Apache Spark is an open-source framework for authoring distributed workloads using familiar languages, such as PySpark, which is the Python interface to Spark. PySpark enables our analysts and data scientists to author scalable model pipelines that run on clusters of machines, where the intricacies of distributing and parallelizing workloads are handled by the platform. Zynga has been using the Databricks platform as our Spark ecosystem since 2017, and the platform provides a collaborative notebook environment that has accelerated our ability to deploy ML models.
Our analytics teams leverage a variety of different Spark features and Python libraries to build model pipelines and perform large-scale analysis with PySpark. While our initial approach to building ML models on Spark was to use the MLlib framework for distributed model training and application, we’ve been exploring other approaches for building more accurate models. For example, we have achieved good results using the hyperopt library to perform distributed hyperparameter optimization of XGBoost models. We also leverage the Pandas UDFs feature in Spark to distribute actions such as automated feature engineering with the featuretools library. In addition to building classification and regression models, our data science team has authored notebooks for performing economy simulation, archetype analysis, and anomaly detection.
We have authored an in-house library for PySpark, which makes it trivial to read and write to the different data stores within our analytics platform. Our data scientists are now using this library to author end-to-end model pipelines, which has significantly reduced the amount of time it takes for our teams to iterate from a prototype model to a model in production.
The Python ecosystem includes a variety of libraries for authoring web applications including flask, gunicorn, dash, and streamlit. Web application development is a new area of interest for our data science and analytics teams, where the goal is to build tools that can be used internally by our game and publishing teams. For example, our marketing analytics team is building web applications that are used by our user acquisition team for managing campaign budgets.
The model serving component in the Zynga analytics stack supports batch and real-time model predictions. For batch model predictions, we schedule Databricks jobs using Airflow, where the model predictions are computed daily and then saved to Couchbase. For real-time predictions, the game client passes session state to ML models deployed oN AWS SageMaker.
The model serving component also supports reinforcement learning models, where a reward function is used to train the model online in real-time. For example, a model can determine the best time to send a notification based on the player’s gameplay patterns. This is an area where Zynga has contributed back to the Python open source community, with the release of RL Bakery.

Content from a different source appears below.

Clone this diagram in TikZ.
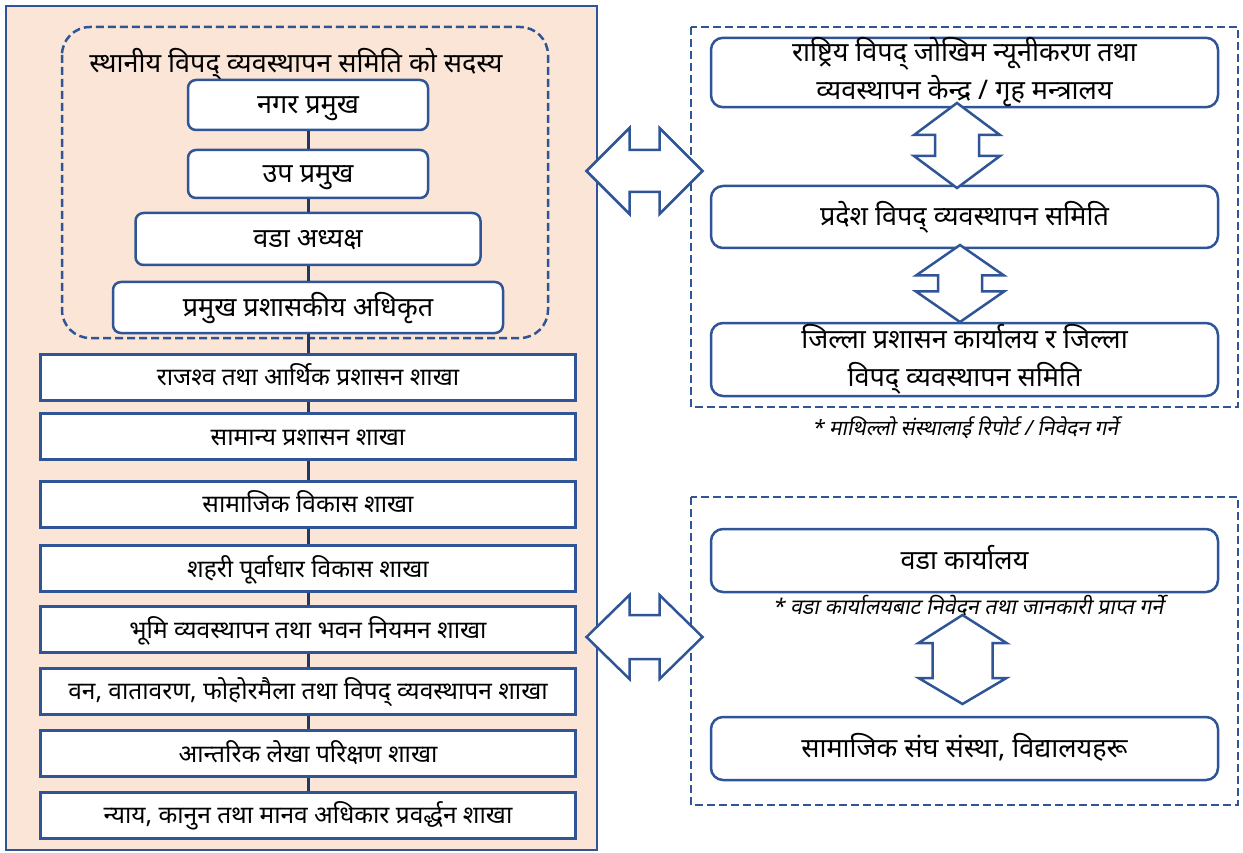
\documentclass[tikz,border=0pt]{standalone}
\usepackage{fontspec}
\setmainfont[Script=Devanagari]{Noto Sans}
\newfontfamily\notefont[Script=Devanagari,FakeSlant=0.2]{Noto Sans}
\usepackage{xcolor}
\usepackage{tikz}
\usetikzlibrary{positioning}

\definecolor{frameblue}{HTML}{2F5597}
\definecolor{peach}{HTML}{FBE5D6}
\definecolor{linknavy}{HTML}{1F3864}

\tikzset{
  lowtext/.style={text height=1.75em, text depth=0em},
  member/.style={draw=frameblue, line width=2.5pt, fill=white, rounded corners=8pt,
    minimum width=240pt, minimum height=50pt, inner sep=0pt, lowtext,
    font=\fontsize{27}{30}\selectfont},
  branch/.style={draw=frameblue, line width=3pt, fill=white,
    minimum width=535pt, minimum height=46pt, inner sep=0pt, lowtext,
    font=\fontsize{24.5}{28}\selectfont},
  agency/.style={draw=frameblue, line width=2.5pt, fill=white, rounded corners=12pt,
    minimum width=507pt, minimum height=63pt, inner sep=0pt, align=center,
    font=\fontsize{27}{38}\selectfont},
  groupline/.style={draw=frameblue, line width=2.5pt, dash pattern=on 8pt off 4pt},
  link/.style={draw=linknavy, line width=3pt},
  bigarrow/.style={draw=frameblue, line width=2.5pt, fill=white, line join=miter},
  note/.style={font=\notefont\fontsize{21}{24}\selectfont}
}

\begin{document}
\begin{tikzpicture}[x=1pt, y=-1pt]
\useasboundingbox (0,0) rectangle (1243,853);
% left frame
\draw[draw=frameblue, line width=2pt, fill=peach] (6,6) rectangle (597,850);
\draw[groupline, rounded corners=28pt] (62,27) rectangle (548,338);
\node[font=\fontsize{27}{30}\selectfont] (title) at (296,64) {स्थानीय विपद् व्यवस्थापन समिति को सदस्य};

\node[member] (mayor) at (308,105) {नगर प्रमुख};
\node[member, minimum height=48pt] (deputy) at (308,174) {उप प्रमुख};
\node[member, minimum width=345pt, minimum height=52pt] (wardchief) at (308,239) {वडा अध्यक्ष};
\node[member, minimum width=390pt, minimum height=51pt] (cao) at (308,307.5) {प्रमुख प्रशासकीय अधिकृत};

\node[branch] (revenue) at (308,377) {राजश्व तथा आर्थिक प्रशासन शाखा};
\node[branch] (admin) at (308,436.5) {सामान्य प्रशासन शाखा};
\node[branch] (social) at (308,504) {सामाजिक विकास शाखा};
\node[branch] (infra) at (308,568.5) {शहरी पूर्वाधार विकास शाखा};
\node[branch] (land) at (308,629.5) {भूमि व्यवस्थापन तथा भवन नियमन शाखा};
\node[branch] (forest) at (308,691) {वन, वातावरण, फोहोरमैला तथा विपद् व्यवस्थापन शाखा};
\node[branch] (audit) at (308,753.5) {आन्तरिक लेखा परिक्षण शाखा};
\node[branch] (justice) at (308,815) {न्याय, कानुन तथा मानव अधिकार प्रवर्द्धन शाखा};

\draw[link] (mayor) -- (deputy);
\draw[link] (deputy) -- (wardchief);
\draw[link] (wardchief) -- (cao);
\draw[link] (cao) -- (revenue);
\draw[link] (revenue) -- (admin);
\draw[link] (admin) -- (social);
\draw[link] (social) -- (infra);
\draw[link] (infra) -- (land);
\draw[link] (land) -- (forest);
\draw[link] (forest) -- (audit);
\draw[link] (audit) -- (justice);

% upper agencies
\draw[groupline] (691,27) rectangle (1238,407);
\node[agency, minimum height=69pt] (ndrrma) at (964.5,72.5) {राष्ट्रिय विपद् जोखिम न्यूनीकरण तथा\\व्यवस्थापन केन्द्र / गृह मन्त्रालय};
\node[agency, minimum height=62pt, lowtext] (province) at (964.5,217) {प्रदेश विपद् व्यवस्थापन समिति};
\node[agency, minimum height=73pt] (district) at (964.5,359.5) {जिल्ला प्रशासन कार्यालय र जिल्ला\\विपद् व्यवस्थापन समिति};
\node[note] (upnote) at (965,428) {* माथिल्लो संस्थालाई रिपोर्ट / निवेदन गर्ने};

% lower agencies
\draw[groupline] (691,497) rectangle (1238,805);
\node[agency, lowtext] (wardoffice) at (964.5,560.5) {वडा कार्यालय};
\node[note, font=\notefont\fontsize{21.5}{24}\selectfont] (downnote) at (968,606) {* वडा कार्यालयबाट निवेदन तथा जानकारी प्राप्त गर्ने};
\node[agency, lowtext] (community) at (964.5,748.5) {सामाजिक संघ संस्था, विद्यालयहरू};

% double arrows
\draw[bigarrow, shift={(644.5,171)}] (-58,0) -- (-15,-43) -- (-15,-21) -- (15,-21) -- (15,-43) -- (58,0)
  -- (15,43) -- (15,21) -- (-15,21) -- (-15,43) -- cycle;
\draw[bigarrow, shift={(644.5,637)}] (-58,0) -- (-15,-42) -- (-15,-22) -- (15,-22) -- (15,-42) -- (58,0)
  -- (15,42) -- (15,22) -- (-15,22) -- (-15,42) -- cycle;
\draw[bigarrow, shift={(957,145.5)}] (0,-42.5) -- (43,-10.5) -- (22,-10.5) -- (22,10.5) -- (43,10.5) -- (0,42.5)
  -- (-43,10.5) -- (-22,10.5) -- (-22,-10.5) -- (-43,-10.5) -- cycle;
\draw[bigarrow, shift={(960,283.5)}] (0,-38.5) -- (44,-8) -- (22,-8) -- (22,8) -- (44,8) -- (0,38.5)
  -- (-44,8) -- (-22,8) -- (-22,-8) -- (-44,-8) -- cycle;
\draw[bigarrow, shift={(962.5,659.5)}] (0,-44.5) -- (44,-16.5) -- (30,-16.5) -- (30,18.5) -- (44,18.5) -- (0,44.5)
  -- (-44,18.5) -- (-30,18.5) -- (-30,-16.5) -- (-44,-16.5) -- cycle;
\end{tikzpicture}
\end{document}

Zynga began migrating to Python for our analytics stack in 2018, and now the majority of analytics workloads are authored in Python. Standardizing on a single language has enabled our analytics organization to share workflows and increase the productivity of our analysts and data scientists. We’ve also been able to significantly decrease the amount of time it takes for data scientists to put models into production, and provide cutting-edge solutions for personalizing our games.